By 1916, Britain possessed the world’s most powerful navy — 151 warships against Germany’s 99. Admiral Sir John Jellicoe and Vice Admiral David Beatty commanded the Grand Fleet, maintaining a blockade that strangled German trade. The German commander, Admiral Reinhard Scheer, knew he couldn’t risk open war — his fleet was smaller but faster and deadlier.

Scheer devised a plan to lure a portion of the British fleet into an ambush near the Jutland Peninsula. On May 31, 1916, his battlecruisers steamed into the North Sea, unaware that British codebreakers had already intercepted his orders. The Grand Fleet was already on the move.

When the Lions Met in the Mist

In the early afternoon, the opposing scouting forces stumbled upon each other in heavy fog. At 3:48 p.m., the German battlecruiser Lützow opened fire on Beatty’s flagship, Lion. Within minutes, two British battlecruisers — Indefatigable and Queen Mary — exploded and sank with nearly all hands. “There seems to be something wrong with our bloody ships,” Beatty muttered grimly.

But as dusk approached, the full weight of the Grand Fleet arrived. The sea turned into a cauldron of fire. Battleships fired salvo after salvo across the gray waves, each flash of light followed by thunder that rolled for miles.

The Night of Fire

The night of May 31–June 1 was chaos. Warships exchanged fire at point-blank range, torpedoes sliced through the dark, and explosions illuminated the sea like lightning. Crews fought blind, unsure if the silhouettes before them were friend or foe.

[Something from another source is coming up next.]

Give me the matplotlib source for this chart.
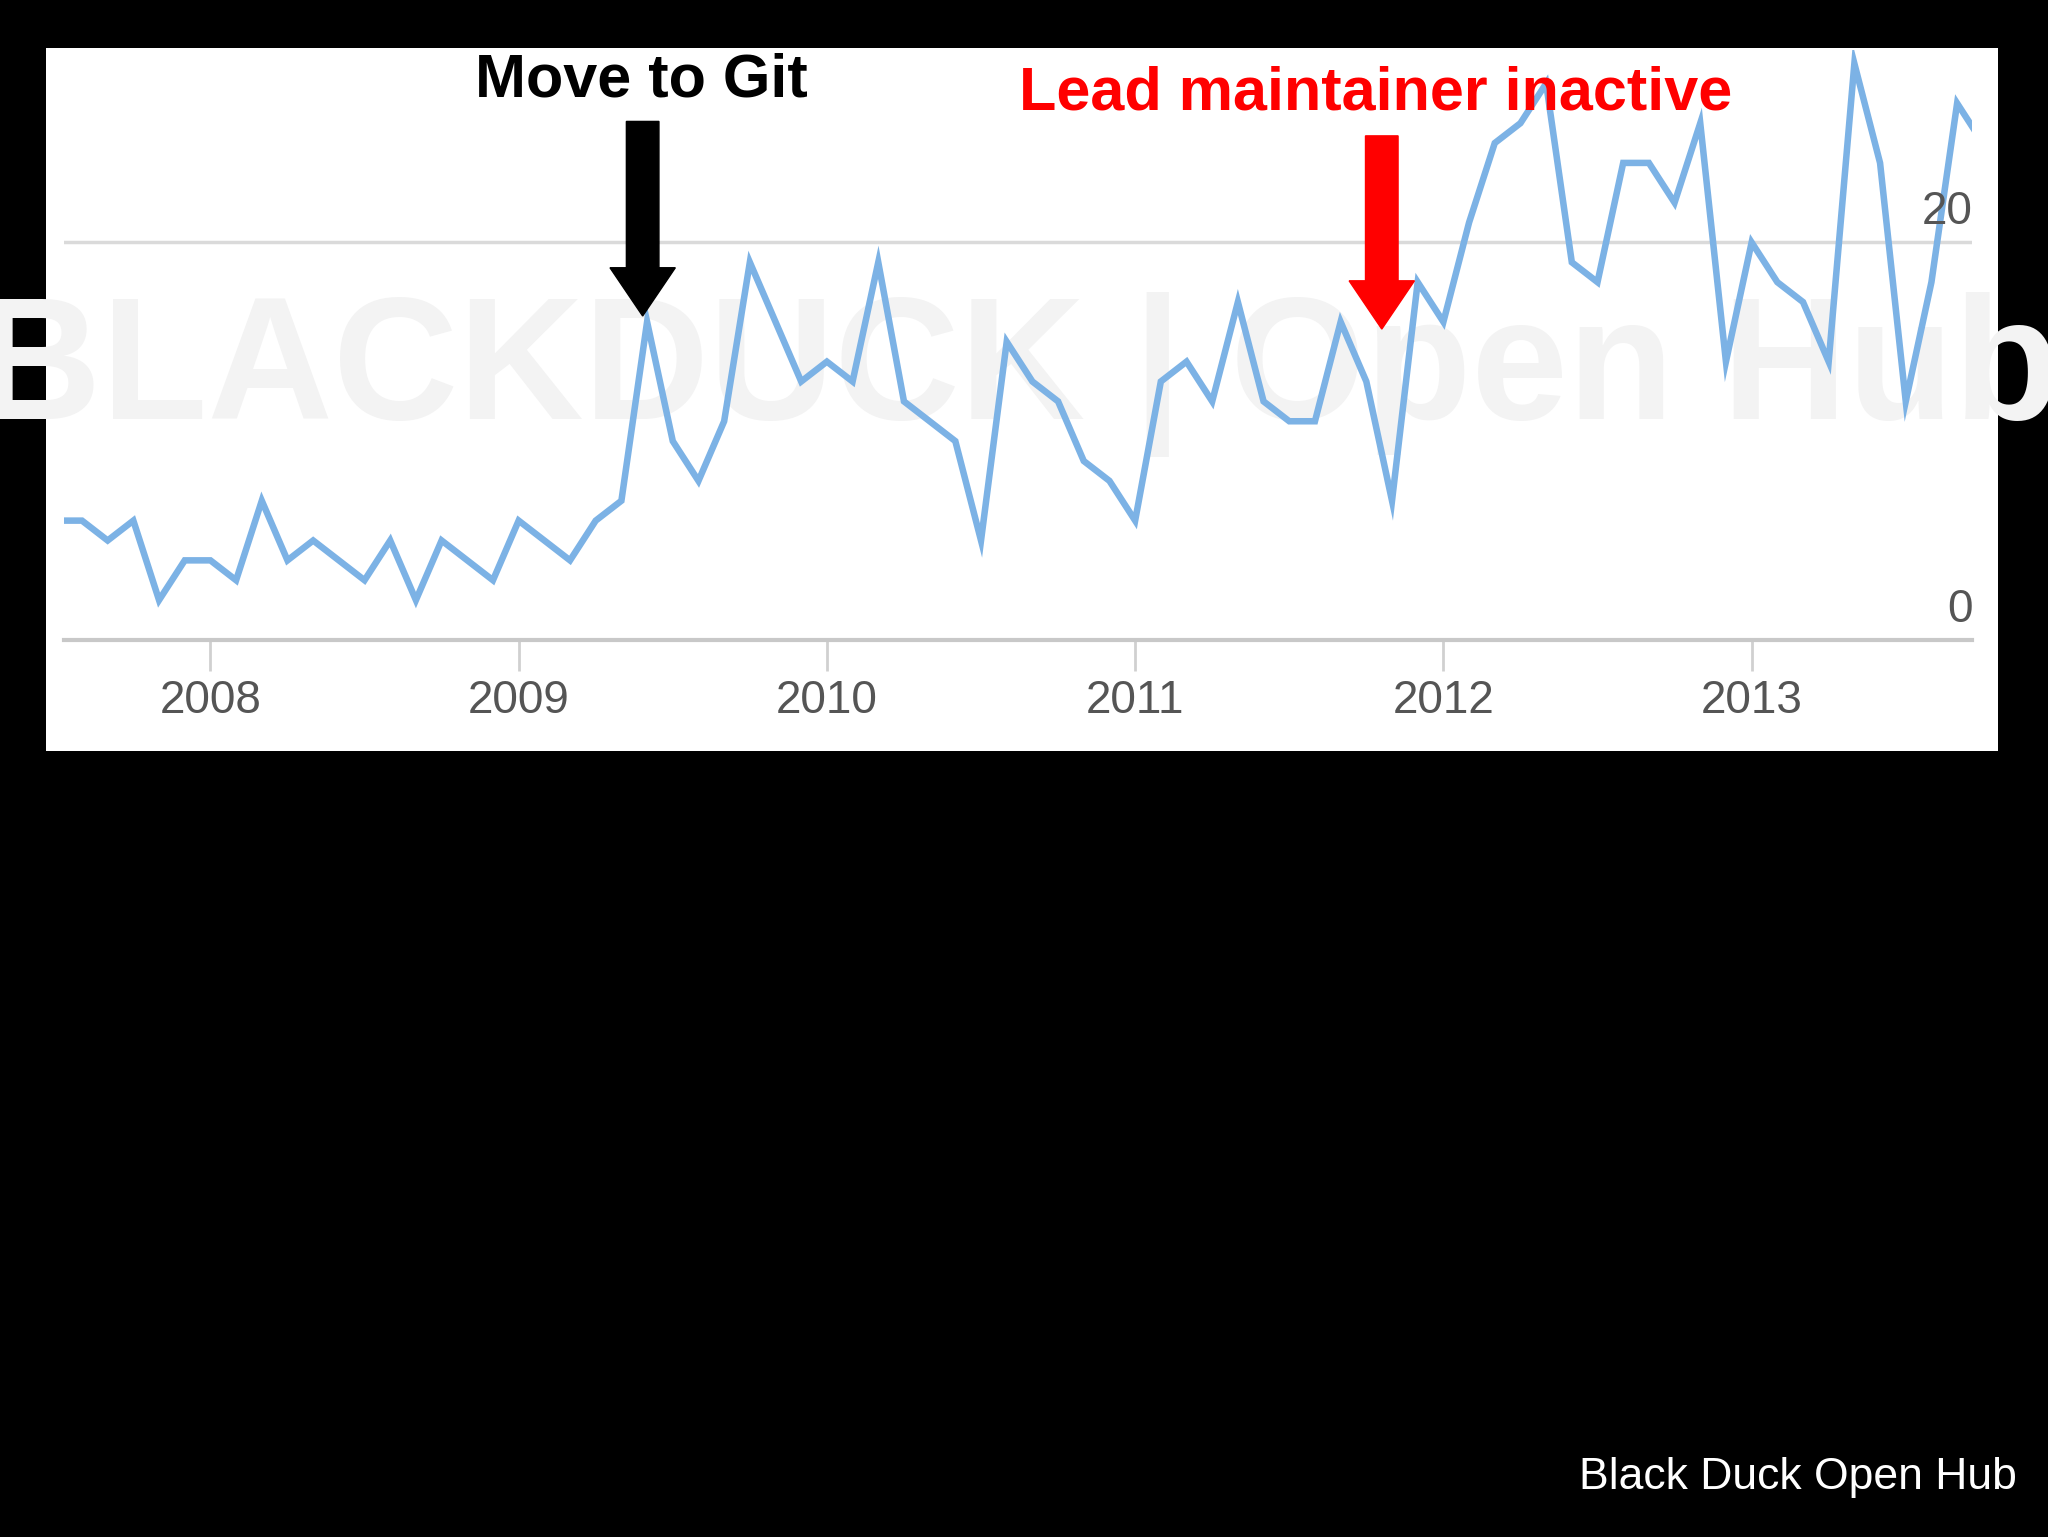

At dawn, the Germans, battered and bloodied, turned for home. Jellicoe, cautious and unwilling to risk his fleet in mine-filled waters, did not pursue.

Victory Without Winners

Both sides claimed victory. Strategically, Britain still ruled the sea — the blockade remained intact. Yet Germany proved it could challenge the Royal Navy head-on. The cost was staggering: Britain lost 14 ships and over 6,000 men; Germany lost 11 ships and 2,500 men.

No empire could celebrate. Jutland ended the age of grand naval battles. Germany turned to submarine warfare instead — a decision that would later draw the United States into the war and seal the fate of the Kaiser’s empire.

The End of an Era

The Battle of Jutland marked the twilight of the dreadnought — and the dawn of modern warfare. Technology, not courage, now decided victory. Signals, radio, and intelligence became the new weapons of the sea.

Jutland remains a battle without a victor — a storm of steel where bravery met machinery. Yet its outcome shaped the century to come: Britain kept its mastery of the oceans, and the age of empires sailed toward its end.